> What is required: Write out every line of the material as it stands, apart from the pictures.

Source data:
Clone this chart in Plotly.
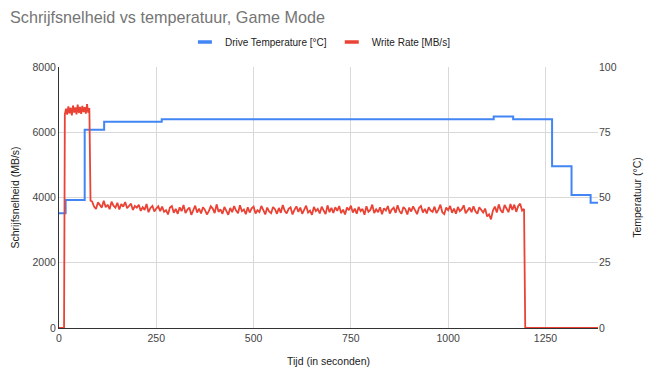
import plotly.graph_objects as go

# ---- Data ----
temp_time = [0, 17, 66, 116, 264, 1117, 1167, 1267, 1317, 1366, 1385]
temp_vals = [44, 49, 76, 79, 80, 81, 80, 62, 51, 48, 48]

rate_head_time = [0, 13, 15, 18, 21, 24, 27, 30, 33, 36, 39, 42, 45, 48, 51, 54,
                  57, 60, 63, 66, 69, 72, 75, 78, 81]
rate_head_vals = [0, 0, 6550, 6720, 6540, 6790, 6580, 6750, 6520, 6820, 6600, 6760,
                  6550, 6850, 6590, 6780, 6560, 6810, 6620, 6770, 6570, 6860, 6600,
                  6740, 3900]

# sampled every 5 s from 85 s to 1190 s
rate_body_vals = [
    3880, 3720, 3650, 3850, 3760, 3690, 3900, 3700, 3780, 3640, 3870, 3750,
    3690, 3840, 3630, 3800, 3720, 3860, 3670, 3750, 3810, 3620, 3740, 3690,
    3780, 3590, 3700, 3620, 3800, 3550, 3680, 3740, 3570, 3660, 3730, 3580,
    3720, 3560, 3610, 3480, 3690, 3740, 3530, 3650, 3500, 3700,
    3580, 3770, 3520, 3630, 3690, 3470, 3600, 3750, 3540, 3660,
    3510, 3700, 3620, 3480, 3580, 3730, 3660, 3520, 3790, 3560,
    3640, 3500, 3710, 3590, 3470, 3680, 3550, 3740, 3600, 3520,
    3760, 3580, 3630, 3490, 3700, 3540, 3670, 3720, 3510, 3610,
    3550, 3740, 3600, 3480, 3690, 3570, 3520, 3710, 3640, 3500,
    3680, 3530, 3770, 3590, 3510, 3650, 3700, 3480, 3620, 3730,
    3560, 3690, 3500, 3640, 3750, 3540, 3600, 3470, 3710, 3580,
    3650, 3510, 3720, 3600, 3490, 3760, 3550, 3680, 3530, 3700,
    3590, 3740, 3520, 3630, 3480, 3690, 3610, 3750, 3540, 3660,
    3500, 3710, 3580, 3650, 3470, 3730, 3560, 3620, 3780, 3520,
    3640, 3550, 3700, 3490, 3670, 3600, 3740, 3510, 3630, 3690,
    3530, 3760, 3580, 3500, 3710, 3640, 3480, 3690, 3570, 3730,
    3610, 3490, 3680, 3740, 3540, 3650, 3510, 3700, 3600, 3560,
    3720, 3520, 3630, 3780, 3550, 3490, 3690, 3610, 3740, 3530,
    3660, 3500, 3710, 3580, 3640, 3760, 3520, 3600, 3690, 3550,
    3730, 3580, 3500, 3700, 3620, 3540, 3660, 3420, 3480, 3330,
    3600, 3720, 3540, 3790, 3610, 3530, 3770, 3680, 3550, 3800,
    3620, 3780, 3560, 3740, 3810, 3600,
]
rate_body_time = list(range(85, 1191, 5))

rate_tail_time = [1195, 1198, 1385]
rate_tail_vals = [3650, 0, 0]

rate_time = rate_head_time + rate_body_time + rate_tail_time
rate_vals = rate_head_vals + rate_body_vals + rate_tail_vals

x_ticks = [0, 250, 500, 750, 1000, 1250]
rate_ticks = [0, 2000, 4000, 6000, 8000]
temp_ticks = [0, 25, 50, 75, 100]

BLUE = "#4285F4"
RED = "#EA4335"
FONT = "Liberation Sans, Arial, sans-serif"

fig = go.Figure()
fig.add_trace(go.Scatter(
    x=temp_time, y=temp_vals, name="Drive Temperature [°C]",
    mode="lines", line=dict(color=BLUE, width=2, shape="hv"),
    yaxis="y", showlegend=False,
))
fig.add_trace(go.Scatter(
    x=rate_time, y=rate_vals, name="Write Rate [MB/s]",
    mode="lines", line=dict(color=RED, width=1.8),
    yaxis="y2", showlegend=False,
))
# legend-only entries with short bar swatches
for name, col in [("Drive Temperature [°C]", BLUE), ("Write Rate [MB/s]", RED)]:
    fig.add_trace(go.Scatter(
        x=[None], y=[None], name=name, mode="markers",
        marker=dict(symbol="line-ew", size=10, line=dict(color=col, width=3.5)),
        showlegend=True,
    ))

fig.update_layout(
    width=656, height=380,
    margin=dict(l=59, r=58, t=67, b=52),
    paper_bgcolor="white", plot_bgcolor="white",
    font=dict(family=FONT, size=10.5, color="#444"),
    title=dict(text="Schrijfsnelheid vs temperatuur, Game Mode",
               x=10 / 656, xref="container", xanchor="left",
               y=1 - 17 / 380, yref="container", yanchor="middle",
               font=dict(family=FONT, size=16.2, color="#757575")),
    showlegend=True,
    legend=dict(orientation="h", x=0.485, xanchor="center", xref="paper",
                y=1 - 42 / 380, yref="container", yanchor="middle",
                font=dict(family=FONT, size=10, color="#222"),
                itemwidth=30, tracegroupgap=0),
    xaxis=dict(range=[0, 1385], tickvals=x_ticks, showgrid=True,
               gridcolor="#d9d9d9", zeroline=False, showline=True,
               linecolor="#333", linewidth=1, ticks="",
               title=dict(text="Tijd (in seconden)", standoff=15,
                          font=dict(size=10.5, color="#222")),
               automargin=False),
    yaxis=dict(range=[0, 100], tickvals=temp_ticks, side="right",
               showgrid=True, gridcolor="#d9d9d9", zeroline=False,
               showline=False, ticks="",
               title=dict(text="Temperatuur (°C)", standoff=17,
                          font=dict(size=10.5, color="#222")),
               automargin=False),
    yaxis2=dict(range=[0, 8000], tickvals=rate_ticks, side="left",
                overlaying="y", anchor="x", showgrid=False, zeroline=False,
                showline=True, linecolor="#333", linewidth=1, ticks="",
                title=dict(text="Schrijfsnelheid (MB/s)", standoff=10,
                           font=dict(size=10.5, color="#222")),
                automargin=False),
)

fig.write_html("out.html")
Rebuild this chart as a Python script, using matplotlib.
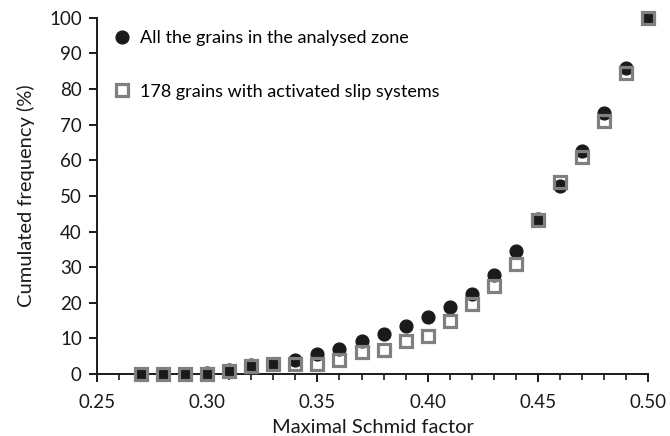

> Full response:
Clone this chart in Plotly.
import plotly.graph_objects as go

# ---- Data ----
temp_time = [0, 17, 66, 116, 264, 1117, 1167, 1267, 1317, 1366, 1385]
temp_vals = [44, 49, 76, 79, 80, 81, 80, 62, 51, 48, 48]

rate_head_time = [0, 13, 15, 18, 21, 24, 27, 30, 33, 36, 39, 42, 45, 48, 51, 54,
                  57, 60, 63, 66, 69, 72, 75, 78, 81]
rate_head_vals = [0, 0, 6550, 6720, 6540, 6790, 6580, 6750, 6520, 6820, 6600, 6760,
                  6550, 6850, 6590, 6780, 6560, 6810, 6620, 6770, 6570, 6860, 6600,
                  6740, 3900]

# sampled every 5 s from 85 s to 1190 s
rate_body_vals = [
    3880, 3720, 3650, 3850, 3760, 3690, 3900, 3700, 3780, 3640, 3870, 3750,
    3690, 3840, 3630, 3800, 3720, 3860, 3670, 3750, 3810, 3620, 3740, 3690,
    3780, 3590, 3700, 3620, 3800, 3550, 3680, 3740, 3570, 3660, 3730, 3580,
    3720, 3560, 3610, 3480, 3690, 3740, 3530, 3650, 3500, 3700,
    3580, 3770, 3520, 3630, 3690, 3470, 3600, 3750, 3540, 3660,
    3510, 3700, 3620, 3480, 3580, 3730, 3660, 3520, 3790, 3560,
    3640, 3500, 3710, 3590, 3470, 3680, 3550, 3740, 3600, 3520,
    3760, 3580, 3630, 3490, 3700, 3540, 3670, 3720, 3510, 3610,
    3550, 3740, 3600, 3480, 3690, 3570, 3520, 3710, 3640, 3500,
    3680, 3530, 3770, 3590, 3510, 3650, 3700, 3480, 3620, 3730,
    3560, 3690, 3500, 3640, 3750, 3540, 3600, 3470, 3710, 3580,
    3650, 3510, 3720, 3600, 3490, 3760, 3550, 3680, 3530, 3700,
    3590, 3740, 3520, 3630, 3480, 3690, 3610, 3750, 3540, 3660,
    3500, 3710, 3580, 3650, 3470, 3730, 3560, 3620, 3780, 3520,
    3640, 3550, 3700, 3490, 3670, 3600, 3740, 3510, 3630, 3690,
    3530, 3760, 3580, 3500, 3710, 3640, 3480, 3690, 3570, 3730,
    3610, 3490, 3680, 3740, 3540, 3650, 3510, 3700, 3600, 3560,
    3720, 3520, 3630, 3780, 3550, 3490, 3690, 3610, 3740, 3530,
    3660, 3500, 3710, 3580, 3640, 3760, 3520, 3600, 3690, 3550,
    3730, 3580, 3500, 3700, 3620, 3540, 3660, 3420, 3480, 3330,
    3600, 3720, 3540, 3790, 3610, 3530, 3770, 3680, 3550, 3800,
    3620, 3780, 3560, 3740, 3810, 3600,
]
rate_body_time = list(range(85, 1191, 5))

rate_tail_time = [1195, 1198, 1385]
rate_tail_vals = [3650, 0, 0]

rate_time = rate_head_time + rate_body_time + rate_tail_time
rate_vals = rate_head_vals + rate_body_vals + rate_tail_vals

x_ticks = [0, 250, 500, 750, 1000, 1250]
rate_ticks = [0, 2000, 4000, 6000, 8000]
temp_ticks = [0, 25, 50, 75, 100]

BLUE = "#4285F4"
RED = "#EA4335"
FONT = "Liberation Sans, Arial, sans-serif"

fig = go.Figure()
fig.add_trace(go.Scatter(
    x=temp_time, y=temp_vals, name="Drive Temperature [°C]",
    mode="lines", line=dict(color=BLUE, width=2, shape="hv"),
    yaxis="y", showlegend=False,
))
fig.add_trace(go.Scatter(
    x=rate_time, y=rate_vals, name="Write Rate [MB/s]",
    mode="lines", line=dict(color=RED, width=1.8),
    yaxis="y2", showlegend=False,
))
# legend-only entries with short bar swatches
for name, col in [("Drive Temperature [°C]", BLUE), ("Write Rate [MB/s]", RED)]:
    fig.add_trace(go.Scatter(
        x=[None], y=[None], name=name, mode="markers",
        marker=dict(symbol="line-ew", size=10, line=dict(color=col, width=3.5)),
        showlegend=True,
    ))

fig.update_layout(
    width=656, height=380,
    margin=dict(l=59, r=58, t=67, b=52),
    paper_bgcolor="white", plot_bgcolor="white",
    font=dict(family=FONT, size=10.5, color="#444"),
    title=dict(text="Schrijfsnelheid vs temperatuur, Game Mode",
               x=10 / 656, xref="container", xanchor="left",
               y=1 - 17 / 380, yref="container", yanchor="middle",
               font=dict(family=FONT, size=16.2, color="#757575")),
    showlegend=True,
    legend=dict(orientation="h", x=0.485, xanchor="center", xref="paper",
                y=1 - 42 / 380, yref="container", yanchor="middle",
                font=dict(family=FONT, size=10, color="#222"),
                itemwidth=30, tracegroupgap=0),
    xaxis=dict(range=[0, 1385], tickvals=x_ticks, showgrid=True,
               gridcolor="#d9d9d9", zeroline=False, showline=True,
               linecolor="#333", linewidth=1, ticks="",
               title=dict(text="Tijd (in seconden)", standoff=15,
                          font=dict(size=10.5, color="#222")),
               automargin=False),
    yaxis=dict(range=[0, 100], tickvals=temp_ticks, side="right",
               showgrid=True, gridcolor="#d9d9d9", zeroline=False,
               showline=False, ticks="",
               title=dict(text="Temperatuur (°C)", standoff=17,
                          font=dict(size=10.5, color="#222")),
               automargin=False),
    yaxis2=dict(range=[0, 8000], tickvals=rate_ticks, side="left",
                overlaying="y", anchor="x", showgrid=False, zeroline=False,
                showline=True, linecolor="#333", linewidth=1, ticks="",
                title=dict(text="Schrijfsnelheid (MB/s)", standoff=10,
                           font=dict(size=10.5, color="#222")),
                automargin=False),
)

fig.write_html("out.html")
Rebuild this chart as a Python script, using matplotlib.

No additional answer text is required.